Tokyo Set to Declare 2020 Olympic Bid
The commemoration for 100 years of the Japanese Olympic Committee comes to a peak Saturday with the official anniversary ceremony.
There is a chance that Tokyo Municipal Governor Shintaro Ishihara will take the leap in his remarks at the event, formally declaring the city’s intent to bid for the 2020 Olympics.
Ishihara has been making such pronouncements already in recent weeks, but this time he will have the ears of the nearly three-dozen IOC members who have travelled here, including IOC President Jacques Rogge.
Even if Ishihara does declare the Tokyo 2020 candidacy, nothing is certain until the bid is endorsed by the JOC. Whether the Japanese Parliament can pass a resolution supporting the bid before the Sep 1 deadline is another matter, as the Diet is usually in recess during August.

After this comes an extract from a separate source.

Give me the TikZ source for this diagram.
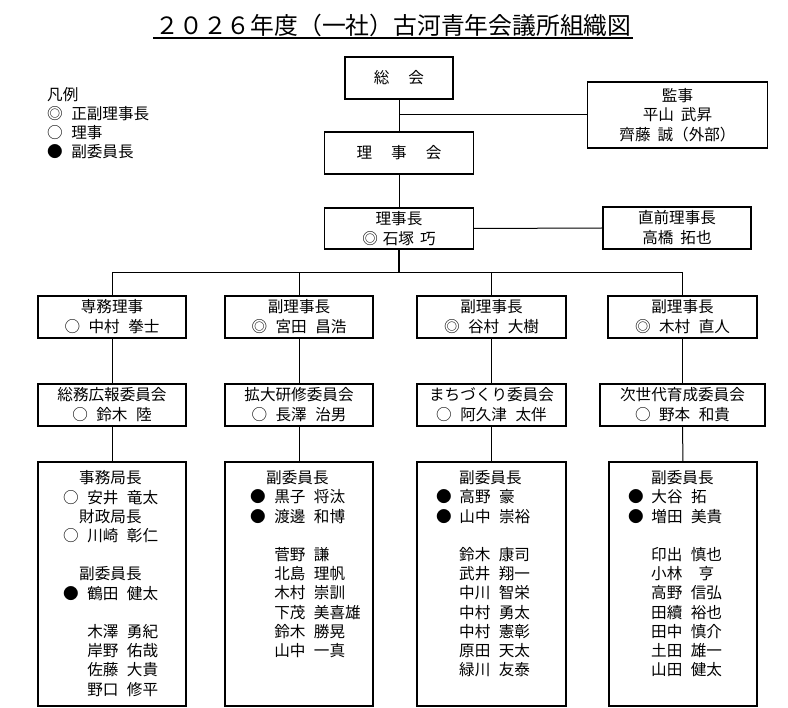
\documentclass[tikz,border=0pt]{standalone}
\usepackage{fontspec}
\setmainfont{Noto Sans CJK JP}
\newcommand\gp{\hspace{8.5pt}}
\newcommand\ia{\hspace*{16pt}}
\newcommand\na{\hspace*{24.1pt}}
\newcommand\ma{\hspace{8.5pt}}
\newcommand\ib{\hspace*{23pt}}
\newcommand\nb{\hspace*{23pt}}
\newcommand\mb{\hspace{7.6pt}}
\tikzset{
  box/.style={draw, line width=1.1pt, inner sep=0pt, align=center,
    font=\fontsize{15.6}{20}\selectfont},
  lst/.style={anchor=north west, inner sep=0pt, align=left,
    font=\fontsize{15.6}{19.2}\selectfont},
  conn/.style={line width=1pt},
}
\begin{document}
\begin{tikzpicture}[x=1pt,y=-1pt]
\useasboundingbox (0,0) rectangle (788,708);
% title
\node[inner sep=0pt, font=\fontsize{23.8}{26}\selectfont] (title) at (393.5,25) {２０２６年度（一社）古河青年会議所組織図};
\coordinate (ul1) at (153,38);
\coordinate (ul2) at (633,38);
\draw[line width=1.3pt] (ul1) -- (ul2);
% legend
\node[lst, font=\fontsize{15.6}{19}\selectfont] (legend) at (47,87) {凡例\\◎\ma 正副理事長\\○\ma 理事\\●\ma 副委員長};
% top
\node[box, minimum width=108pt, minimum height=42pt] (sokai) at (399,78) {総\hspace{19pt}会};
\node[box, minimum width=180pt, minimum height=66pt, font=\fontsize{15.6}{19.3}\selectfont] (kanji) at (677.5,115) {監事\\平山\hspace{7pt}武昇\\齊藤\hspace{7pt}誠（外部）};
\node[box, minimum width=149pt, minimum height=42pt] (rijikai) at (399,153) {理\hspace{19pt}事\hspace{19pt}会};
\node[box, minimum width=149pt, minimum height=41pt] (rijicho) at (399,228.5) {理事長\\◎\hspace{5pt}石塚\hspace{6pt}巧};
\node[box, minimum width=148pt, minimum height=42pt] (chokuzen) at (677,228) {直前理事長\\高橋\hspace{7pt}拓也};
% row 2
\node[box, minimum width=148pt, minimum height=42pt] (senmu) at (112,317) {専務理事\\○\gp 中村\gp 拳士};
\node[box, minimum width=148pt, minimum height=42pt] (fuku2) at (299,317) {副理事長\\◎\gp 宮田\gp 昌浩};
\node[box, minimum width=149pt, minimum height=42pt] (fuku3) at (491.5,317) {副理事長\\◎\gp 谷村\gp 大樹};
\node[box, minimum width=149pt, minimum height=42pt] (fuku4) at (682.5,317) {副理事長\\◎\gp 木村\gp 直人};
% row 3
\node[box, minimum width=148pt, minimum height=42pt] (iin1) at (112,405) {総務広報委員会\\○\gp 鈴木\gp 陸};
\node[box, minimum width=148pt, minimum height=42pt] (iin2) at (299,405) {拡大研修委員会\\○\gp 長澤\gp 治男};
\node[box, minimum width=149pt, minimum height=42pt] (iin3) at (491.5,405) {まちづくり委員会\\○\gp 阿久津\gp 太伴};
\node[box, minimum width=165pt, minimum height=42pt] (iin4) at (682.5,405) {次世代育成委員会\\○\gp 野本\gp 和貴};
% row 4 boxes
\node[box, minimum width=148pt, minimum height=244pt] (mem1) at (112,584) {};
\node[box, minimum width=148pt, minimum height=244pt] (mem2) at (299,584) {};
\node[box, minimum width=149pt, minimum height=244pt] (mem3) at (491.5,584) {};
\node[box, minimum width=148pt, minimum height=244pt] (mem4) at (683,584) {};
% row 4 texts
\node[lst] (list1) at (63,470.5) {\ia 事務局長\\○\ma 安井\gp 竜太\\\ia 財政局長\\○\ma 川崎\gp 彰仁\\\mbox{}\\\ia 副委員長\\●\ma 鶴田\gp 健太\\\mbox{}\\\na 木澤\gp 勇紀\\\na 岸野\gp 佑哉\\\na 佐藤\gp 大貴\\\na 野口\gp 修平};
\node[lst] (list2) at (250,470.5) {\ia 副委員長\\●\ma 黒子\gp 将汰\\●\ma 渡邊\gp 和博\\\mbox{}\\\na 菅野\gp 謙\\\na 北島\gp 理帆\\\na 木村\gp 崇訓\\\na 下茂\gp 美喜雄\\\na 鈴木\gp 勝晃\\\na 山中\gp 一真};
\node[lst] (list3) at (436,470.5) {\ib 副委員長\\●\mb 高野\gp 豪\\●\mb 山中\gp 崇裕\\\mbox{}\\\nb 鈴木\gp 康司\\\nb 武井\gp 翔一\\\nb 中川\gp 智栄\\\nb 中村\gp 勇太\\\nb 中村\gp 憲彰\\\nb 原田\gp 天太\\\nb 緑川\gp 友泰};
\node[lst] (list4) at (628,470.5) {\ib 副委員長\\●\mb 大谷\gp 拓\\●\mb 増田\gp 美貴\\\mbox{}\\\nb 印出\gp 慎也\\\nb 小林\gp \makebox[31.2pt]{亨}\\\nb 高野\gp 信弘\\\nb 田續\gp 裕也\\\nb 田中\gp 慎介\\\nb 土田\gp 雄一\\\nb 山田\gp 健太};
% connectors
\draw[conn] (sokai.south) -- (rijikai.north);
\coordinate (j1) at (sokai.south |- kanji.west);
\draw[conn] (j1) -- (kanji.west);
\draw[conn] (rijikai.south) -- (rijicho.north);
\draw[conn] (rijicho.east) -- (chokuzen.west);
\coordinate (bus) at (399,273);
\draw[line width=1.6pt] (rijicho.south) -- (bus);
\draw[conn] (senmu.north) |- (bus -| fuku4.north) -- (fuku4.north);
\draw[conn] (fuku2.north) -- (fuku2.north |- bus);
\draw[conn] (fuku3.north) -- (fuku3.north |- bus);
\draw[conn] (senmu.south) -- (iin1.north);
\draw[conn] (fuku2.south) -- (iin2.north);
\draw[conn] (fuku3.south) -- (iin3.north);
\draw[conn] (fuku4.south) -- (iin4.north);
\draw[conn] (iin1.south) -- (mem1.north);
\draw[conn] (iin2.south) -- (mem2.north);
\draw[conn] (iin3.south) -- (mem3.north);
\draw[conn] (iin4.south) -- (mem4.north);
\end{tikzpicture}
\end{document}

This would be the second consecutive bid from Tokyo for the Games. Years ago when a new bid for the Games was initially considered, 2020 was the target first mentioned.

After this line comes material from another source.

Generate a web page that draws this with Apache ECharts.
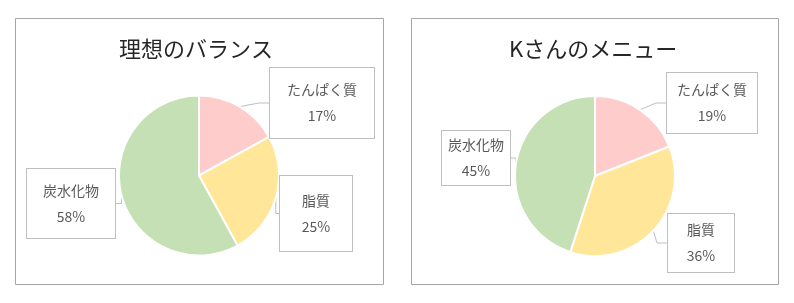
<!DOCTYPE html>
<html><head><meta charset="utf-8">
<script src="https://cdn.jsdelivr.net/npm/echarts@6/dist/echarts.min.js"></script>
<style>html,body{margin:0;padding:0;background:#fff}#c{width:794px;height:303px}</style>
</head><body><div id="c"></div>
<script>
// ---- data ----
const categories = ['たんぱく質', '脂質', '炭水化物'];
const idealValues = [17, 25, 58];
const kMenuValues = [19, 36, 45];
const chartTitles = ['理想のバランス', 'Kさんのメニュー'];

// ---- styles ----
const colors = ['#FFCCCC', '#FFE699', '#C5E0B4'];
const FONT = '"Noto Sans CJK JP", "Noto Sans", sans-serif';
// label box layout per panel/category: center x,y and box size
const labelBoxes = [
  [ {x:322, y:103, w:104, h:70}, {x:316, y:213.5, w:72, h:75}, {x:71, y:203.5, w:88, h:69} ],
  [ {x:712, y:103, w:90, h:60}, {x:701, y:243, w:66, h:58}, {x:476, y:158, w:68, h:54} ]
];
const pieCenters = [[199, 175.5], [595, 176]];
const panels = [{x:15.5, y:18.5, w:368, h:266}, {x:411.5, y:18.5, w:367, h:266}];

function makeSeries(idx, values) {
  const boxes = labelBoxes[idx];
  return {
    type: 'pie',
    radius: 80,
    center: pieCenters[idx],
    startAngle: 90,
    clockwise: true,
    animation: false,
    silent: true,
    itemStyle: { borderColor: '#fff', borderWidth: 2 },
    data: categories.map((c, i) => ({
      name: c, value: values[i],
      itemStyle: { color: colors[i] },
      label: {
        width: boxes[i].w - 4,
        overflow: 'none',
        padding: [(boxes[i].h - 52) / 2, 2]
      }
    })),
    label: {
      show: true,
      position: 'outside',
      formatter: '{b}\n{d}%',
      fontFamily: FONT,
      fontSize: 14,
      lineHeight: 26,
      color: '#595959',
      align: 'center',
      backgroundColor: '#fff',
      borderColor: '#BFBFBF',
      borderWidth: 1
    },
    labelLine: { show: true, length: 10, length2: 10, lineStyle: { color: '#BFBFBF', width: 1 } },
    labelLayout: function (p) {
      const b = boxes[p.dataIndex];
      return { x: b.x, y: b.y, align: 'center', verticalAlign: 'middle' };
    }
  };
}

const chart = echarts.init(document.getElementById('c'), null, { renderer: 'canvas' });
chart.setOption({
  backgroundColor: '#fff',
  animation: false,
  title: [
    { text: chartTitles[0], left: 114, top: 33, textStyle: { fontFamily: FONT, fontSize: 22, fontWeight: 'normal', color: '#262626' } },
    { text: chartTitles[1], left: 504, top: 33, textStyle: { fontFamily: FONT, fontSize: 22, fontWeight: 'normal', color: '#262626' } }
  ],
  graphic: panels.map(p => ({
    type: 'rect', silent: true, z: -10,
    shape: { x: p.x, y: p.y, width: p.w, height: p.h },
    style: { fill: '#fff', stroke: '#A6A6A6', lineWidth: 1 }
  })),
  series: [makeSeries(0, idealValues), makeSeries(1, kMenuValues)]
});
</script></body></html>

100 Years of Japanese Sport
A symposium Friday on the development of Japanese sport drew an audience of nearly 1000, most of them unknowingly watching IOC President Jacques Rogge deliver a major address with the aid of Power Point.
The IOC President was the lead-off speaker for the symposium, "Olympic Values" the title for a big picture view of the ethical dangers facing world sport as well as the power of sport to improve life.

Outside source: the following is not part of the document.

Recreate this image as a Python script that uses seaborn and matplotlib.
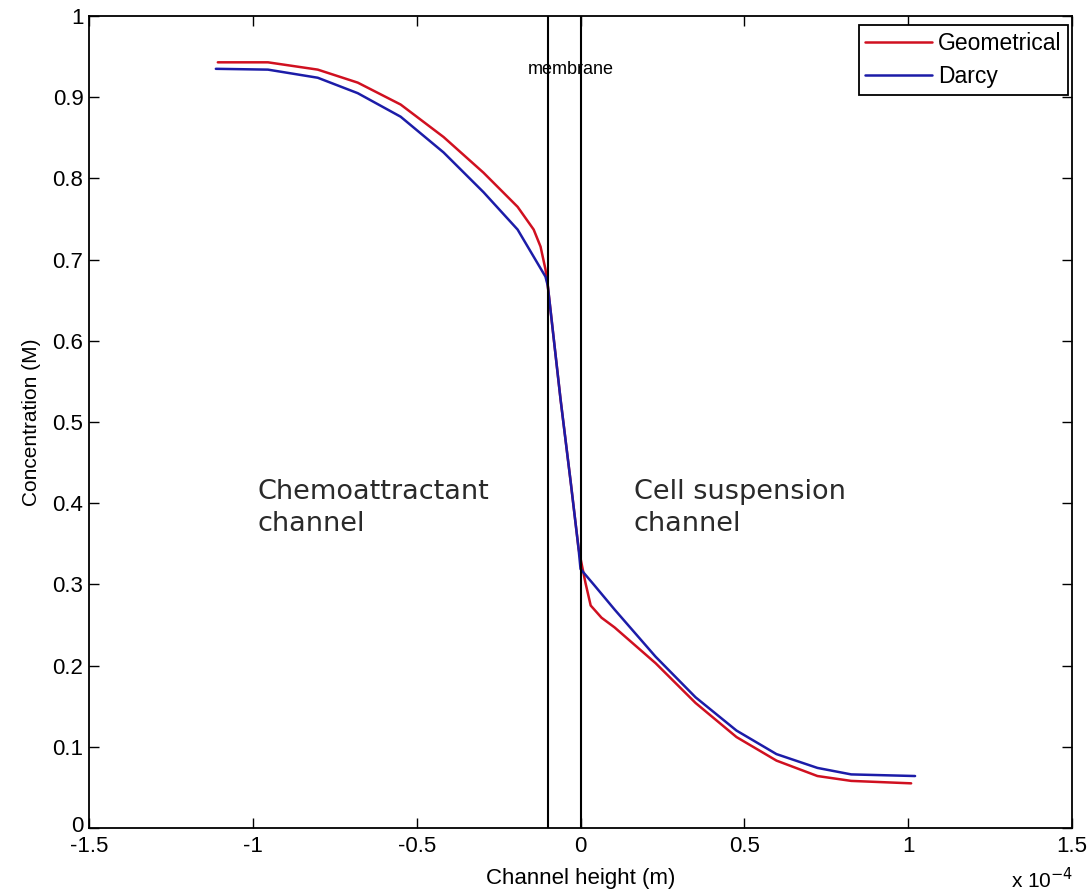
import numpy as np
import pandas as pd
import matplotlib
matplotlib.use("Agg")
import matplotlib.pyplot as plt
import matplotlib.transforms as mtransforms
import seaborn as sns

# Channel height in units of 1e-4 m
geo_x = [-1.107, -0.954, -0.802, -0.680, -0.549, -0.418, -0.296, -0.192, -0.143, -0.122, -0.107,
         -0.100, -0.061, -0.030, -0.006, 0.000, 0.015, 0.031, 0.064, 0.104, 0.229, 0.351,
         0.476, 0.598, 0.723, 0.826, 1.009]
geo_y = [0.943, 0.943, 0.934, 0.918, 0.891, 0.851, 0.807, 0.765, 0.737, 0.716, 0.688,
         0.668, 0.528, 0.426, 0.344, 0.332, 0.302, 0.274, 0.259, 0.247, 0.203, 0.154,
         0.112, 0.083, 0.064, 0.058, 0.055]

darcy_x = [-1.113, -0.954, -0.802, -0.680, -0.549, -0.418, -0.296, -0.192, -0.107,
           -0.100, -0.061, -0.030, -0.006, 0.000, 0.042, 0.104, 0.229, 0.351, 0.476,
           0.598, 0.723, 0.826, 1.021]
darcy_y = [0.935, 0.934, 0.924, 0.905, 0.876, 0.832, 0.783, 0.737, 0.679,
           0.668, 0.528, 0.426, 0.344, 0.319, 0.299, 0.269, 0.211, 0.161, 0.120,
           0.091, 0.074, 0.066, 0.064]

series_names = ["Geometrical", "Darcy"]
series_colors = ["#d01020", "#1c1ca8"]
membrane_x = [-0.1, 0.0]
x_ticks = [-1.5, -1, -0.5, 0, 0.5, 1, 1.5]
x_ticklabels = ["-1.5", "-1", "-0.5", "0", "0.5", "1", "1.5"]
y_ticks = [0, 0.1, 0.2, 0.3, 0.4, 0.5, 0.6, 0.7, 0.8, 0.9, 1]
y_ticklabels = ["0", "0.1", "0.2", "0.3", "0.4", "0.5", "0.6", "0.7", "0.8", "0.9", "1"]

sns.set_theme(style="white")
plt.rcParams['font.family'] = ['Liberation Sans', 'DejaVu Sans']
plt.rcParams['text.color'] = 'black'
plt.rcParams['axes.labelcolor'] = 'black'

fig = plt.figure(figsize=(10.9, 8.96), dpi=100)
ax = fig.add_axes([0.0817, 0.0759, 0.9018, 0.9062])

for name, color, xs, ys in zip(series_names, series_colors, [geo_x, darcy_x], [geo_y, darcy_y]):
    sub = pd.DataFrame({"x": xs, "y": ys})
    sns.lineplot(data=sub, x="x", y="y", sort=False, estimator=None, color=color,
                 linewidth=1.8, ax=ax, label=name)

for mx in membrane_x:
    ax.axvline(mx, color="black", linewidth=1.5)

ax.set_xlim(-1.5, 1.5)
ax.set_ylim(0, 1)
ax.set_xticks(x_ticks)
ax.set_xticklabels(x_ticklabels)
ax.set_yticks(y_ticks)
ax.set_yticklabels(y_ticklabels)
ax.tick_params(direction="in", length=7, width=1, top=True, right=True, bottom=True, left=True,
               labelsize=16, colors="black")
ax.tick_params(axis="x", pad=6)
ax.tick_params(axis="y", pad=4)
# nudge the "0" label up slightly, as in the reference
zero_lab = ax.get_yticklabels()[0]
zero_lab.set_transform(zero_lab.get_transform() +
                       mtransforms.ScaledTranslation(0, 4 / 100, fig.dpi_scale_trans))
for s in ax.spines.values():
    s.set_color("black")
    s.set_linewidth(1.3)
ax.set_xlabel("Channel height (m)", fontsize=16, labelpad=8, color="black")
ax.set_ylabel("Concentration (M)", fontsize=15, labelpad=8, color="black")

ax.text(-0.03, 0.934, "membrane", fontsize=13, ha="center", va="center", color="black")
ax.text(-0.985, 0.394, "Chemoattractant\nchannel", fontsize=19.5, ha="left", va="center",
        family=["DejaVu Sans"], color="#2a2a2a", linespacing=1.3)
ax.text(0.162, 0.394, "Cell suspension\nchannel", fontsize=19.5, ha="left", va="center",
        family=["DejaVu Sans"], color="#2a2a2a", linespacing=1.3)

fig.text(0.9565, 0.004, "x 10$^{-4}$", fontsize=15, ha="center", va="bottom", color="black")

leg = ax.legend(loc="upper right", bbox_to_anchor=(1068 / 1090, 1 - 25 / 896),
                bbox_transform=fig.transFigure, fontsize=16.5, frameon=True, fancybox=False,
                framealpha=1.0, borderaxespad=0.0, handlelength=2.9, borderpad=0.3,
                labelspacing=0.45, handletextpad=0.25)
leg.get_frame().set_edgecolor("black")
leg.get_frame().set_linewidth(1.3)
for t in leg.get_texts():
    t.set_color("black")

fig.savefig("out.png", dpi=100, facecolor="white")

"The only way to maintain the success of sport is to base sport not on revenue, not on buildings, but values.
"If we worry about revenue, sport will lose its value," said the IOC President.
Winter and Summer Olympian Seiko Hashimoto delivered a nearly hour-long keynote speech recounting her struggles as an athlete and how this led to success.
Seiko noted her life began with connections to the Olympics, born just days before the opening ceremony for the 1964 Tokyo Games. Her name Seiko is the Japanese word for torch – and one she has passed on to one of her six children.
After her sport career as an athlete, she served as chef de mission for Japan in Vancouver and is president of the Japan Skating Federation. She is a member of the House of Councillors in the Diet since 1995.
IOC Roll Call in Tokyo
Peter Tallberg of Finland is the most senior of the two-dozen IOC members who have been spotted at the JOC events in Tokyo.
For Poland’s Irena Szewinska, this trip to Tokyo comes with memories.
"This is where it all started for me, the Tokyo Olympics," she tells Around the Rings.
Her name is engraved at the Olympic Stadium for the gold medal won in the 4X100 relay. She won the long jump silver medal, too, in what would be the first of five Olympics for her.
During a break in the JOC anniversary events she was planning to visit the venue, now known as National Stadium and regularly used for football matches.
IOC vice president Thomas Bach is here, no signs of wounds from last week’s defeat of the Munich bid. He’ll head to Shanghai this weekend for the start of the FINA World Championships, as will the IOC President and a number of their colleagues.
Happy Memories for Around the Rings
Like Irena Szewinska, the return to Tokyo is where it all began 21 years ago for Around the Rings. The halls at the Takanawa Prince Hotel used for the Olympic Council of Asia meetings, the JOC anniversary, were also the scene for the 96th IOC Session where Atlanta won the 1996 Olympic Games.
The ballrooms and lobbies look amazingly similar, if far less frenetic than they did in 1990 when five cities were vying for the Games in a vote cast on the last day of the Session.
For a younger radio reporter at the time, it was a bewildering scene of people and bustle, my first IOC Session. I’ve learned a lot since then. Like the IOC President holds a press conference after the vote. Or don’t knock the drink of an IOC member all over his suit while he’s talking to the bid leader from your city.
Happy memories. My etiquette is better I hope.